Starting with the first line below, extract each line through the one that contains "ax = fig.add_axes([0.131, 0.106, 0.869, 0.864])", inclusive, excluding pictures.
"""
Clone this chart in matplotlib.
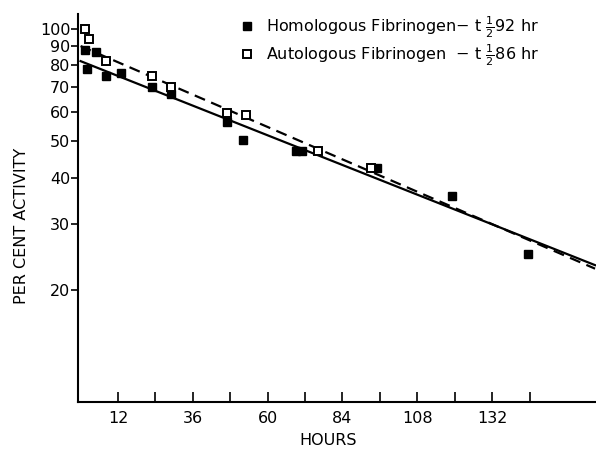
import matplotlib.pyplot as plt
from matplotlib.ticker import NullLocator

# homologous fibrinogen (filled squares)
homologous_hours = [1.5, 2, 5, 8, 13, 23, 29, 47, 52, 69, 71, 95, 119, 143.5]
homologous_pct = [88, 78, 87, 75, 76, 70, 67, 56.5, 50.5, 47, 47, 42.5, 35.7, 25]

# autologous fibrinogen (open squares)
autologous_hours = [1.5, 2.6, 8, 23, 29, 47, 53, 76, 93]
autologous_pct = [100, 94, 82, 75, 70, 59.5, 59, 47, 42.5]

# fitted lines (end points)
fit_hours = [0, 165]
homologous_fit = [82, 23.3]
autologous_fit = [90, 22.8]

x_ticks = [12, 24, 36, 48, 60, 72, 84, 96, 108, 120, 132, 144]
x_labels = ['12', '', '36', '', '60', '', '84', '', '108', '', '132', '']
y_ticks = [20, 30, 40, 50, 60, 70, 80, 90, 100]

plt.rcParams['font.family'] = 'DejaVu Sans'

fig = plt.figure(figsize=(5.96, 4.5), dpi=100)
ax = fig.add_axes([0.131, 0.106, 0.869, 0.864])

ax.plot(fit_hours, homologous_fit, color='black', lw=1.6)
ax.plot(fit_hours, autologous_fit, color='black', lw=1.6,
        linestyle=(0, (5, 3)))
line1, = ax.plot(homologous_hours, homologous_pct, 's', color='black',
                 markersize=6, linestyle='none', clip_on=False,
                 label=r'Homologous Fibrinogen$-$ t $\frac{1}{2}$92 hr')
line2, = ax.plot(autologous_hours, autologous_pct, 's', markersize=6,
                 markerfacecolor='white', markeredgecolor='black',
                 markeredgewidth=1.4, linestyle='none', clip_on=False,
                 label=r'Autologous Fibrinogen  $-$ t $\frac{1}{2}$86 hr')

ax.set_yscale('log')
ax.set_xlim(-0.8, 165.3)
ax.set_ylim(10, 110)
ax.set_yticks(y_ticks)
ax.set_yticklabels([str(v) for v in y_ticks])
ax.yaxis.set_minor_locator(NullLocator())
ax.set_xticks(x_ticks)
ax.set_xticklabels(x_labels)

ax.spines['top'].set_visible(False)
ax.spines['right'].set_visible(False)
ax.spines['left'].set_linewidth(1.5)
ax.spines['bottom'].set_linewidth(1.5)
ax.tick_params(axis='x', direction='in', length=7, width=1.2,
               labelsize=11.5, pad=6)
ax.tick_params(axis='y', direction='out', length=5, width=1.2,
               labelsize=11.5, pad=0.5)

ax.set_xlabel('HOURS', fontsize=11.5)
ax.set_ylabel('PER CENT ACTIVITY', fontsize=11.5)
ax.xaxis.set_label_coords(0.482, -0.079)
ax.yaxis.set_label_coords(-0.095, 0.454)

ax.legend(handles=[line1, line2], loc='upper left',
          bbox_to_anchor=(0.286, 1.034), frameon=False, fontsize=11.5,
          handlelength=0.8, handletextpad=0.8, labelspacing=0.1)

plt.savefig('out.png', dpi=100)
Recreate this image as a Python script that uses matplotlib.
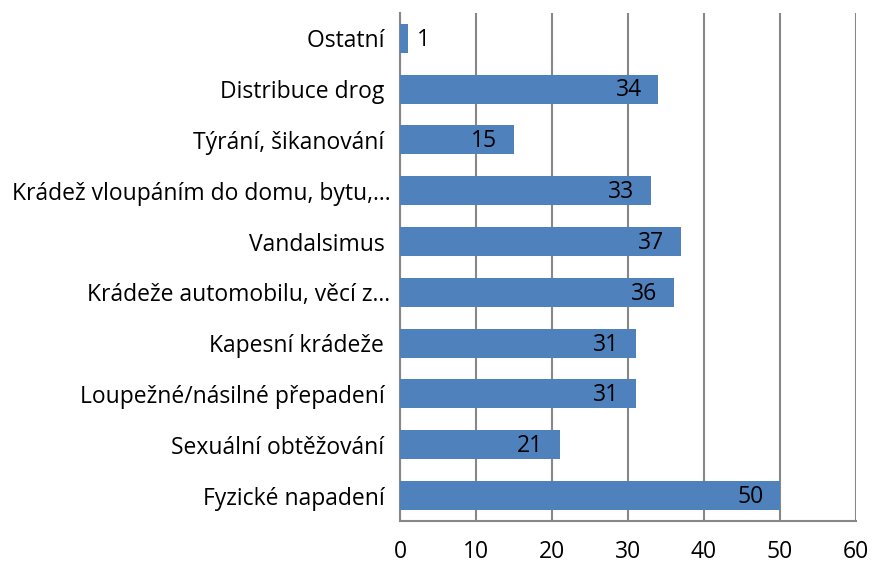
import numpy as np
import matplotlib
matplotlib.use("Agg")
import matplotlib.pyplot as plt

# categories listed bottom to top as drawn
categories = [
    "Fyzické napadení ",
    "Sexuální obtěžování ",
    "Loupežné/násilné přepadení ",
    "Kapesní krádeže ",
    "Krádeže automobilu, věcí z…",
    "Vandalsimus ",
    "Krádež vloupáním do domu, bytu,…",
    "Týrání, šikanování ",
    "Distribuce drog ",
    "Ostatní ",
]
values = [50, 21, 31, 31, 36, 37, 33, 15, 34, 1]
xticks = [0, 10, 20, 30, 40, 50, 60]

plt.rcParams['font.family'] = ['Open Sans', 'DejaVu Sans']
fs = 16.5

fig = plt.figure(figsize=(8.72, 5.64), dpi=100)
ax = fig.add_axes([0.4587, 0.0762, 0.523, 0.901])

y = np.arange(len(categories))
bars = ax.barh(y, values, height=0.57, color="#4F81BD", zorder=3)

for yi, v in zip(y, values):
    if v < 5:
        ax.annotate(str(v), (v, yi), xytext=(7, -1), textcoords="offset points",
                    ha="left", va="center", fontsize=fs, color="black", zorder=4)
    else:
        ax.annotate(str(v), (v, yi), xytext=(-12, -1), textcoords="offset points",
                    ha="right", va="center", fontsize=fs, color="black", zorder=4)

ax.set_xlim(0, 60)
ax.set_ylim(-0.5, len(categories) - 0.5)
ax.set_xticks(xticks)
ax.set_yticks(y)
ax.set_yticklabels(categories, fontsize=fs)
ax.tick_params(axis="x", labelsize=fs, length=0, pad=14)
ax.tick_params(axis="y", length=0, pad=7)

ax.grid(axis="x", color="#878787", linewidth=1.5, zorder=0)
for side in ["top", "right"]:
    ax.spines[side].set_visible(False)
for side in ["left", "bottom"]:
    ax.spines[side].set_color("#878787")
    ax.spines[side].set_linewidth(1.5)

fig.savefig("out.png", dpi=100)
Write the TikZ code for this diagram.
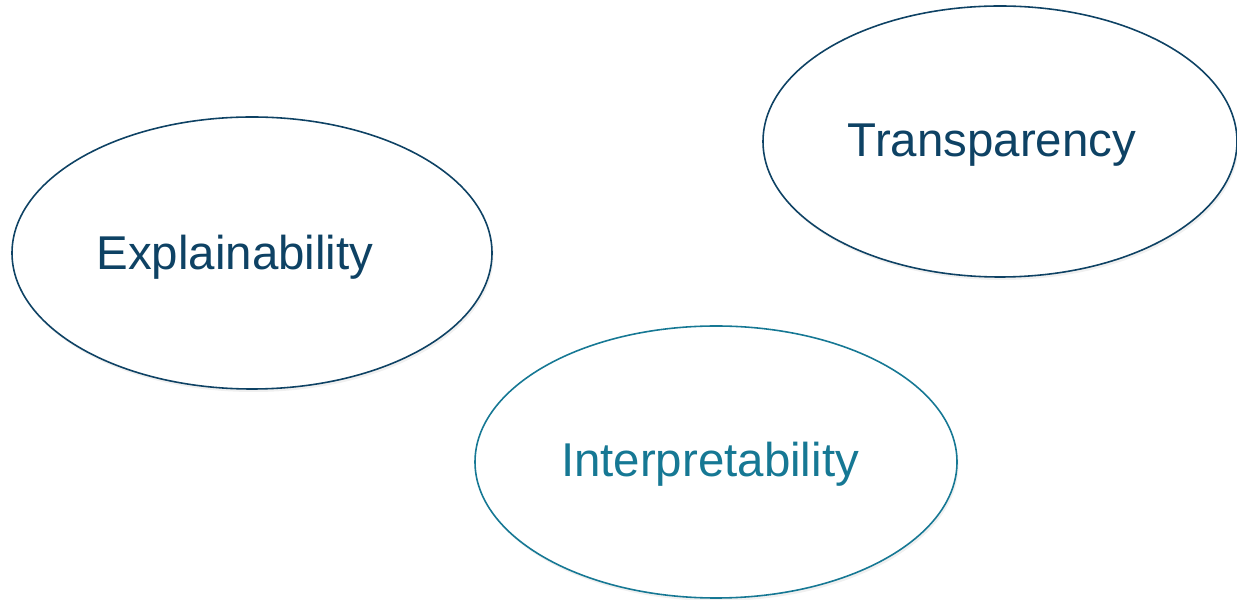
"""
# [TASK OUTPUT]
Clone this chart in matplotlib.
import matplotlib.pyplot as plt
from matplotlib.ticker import NullLocator

# homologous fibrinogen (filled squares)
homologous_hours = [1.5, 2, 5, 8, 13, 23, 29, 47, 52, 69, 71, 95, 119, 143.5]
homologous_pct = [88, 78, 87, 75, 76, 70, 67, 56.5, 50.5, 47, 47, 42.5, 35.7, 25]

# autologous fibrinogen (open squares)
autologous_hours = [1.5, 2.6, 8, 23, 29, 47, 53, 76, 93]
autologous_pct = [100, 94, 82, 75, 70, 59.5, 59, 47, 42.5]

# fitted lines (end points)
fit_hours = [0, 165]
homologous_fit = [82, 23.3]
autologous_fit = [90, 22.8]

x_ticks = [12, 24, 36, 48, 60, 72, 84, 96, 108, 120, 132, 144]
x_labels = ['12', '', '36', '', '60', '', '84', '', '108', '', '132', '']
y_ticks = [20, 30, 40, 50, 60, 70, 80, 90, 100]

plt.rcParams['font.family'] = 'DejaVu Sans'

fig = plt.figure(figsize=(5.96, 4.5), dpi=100)
ax = fig.add_axes([0.131, 0.106, 0.869, 0.864])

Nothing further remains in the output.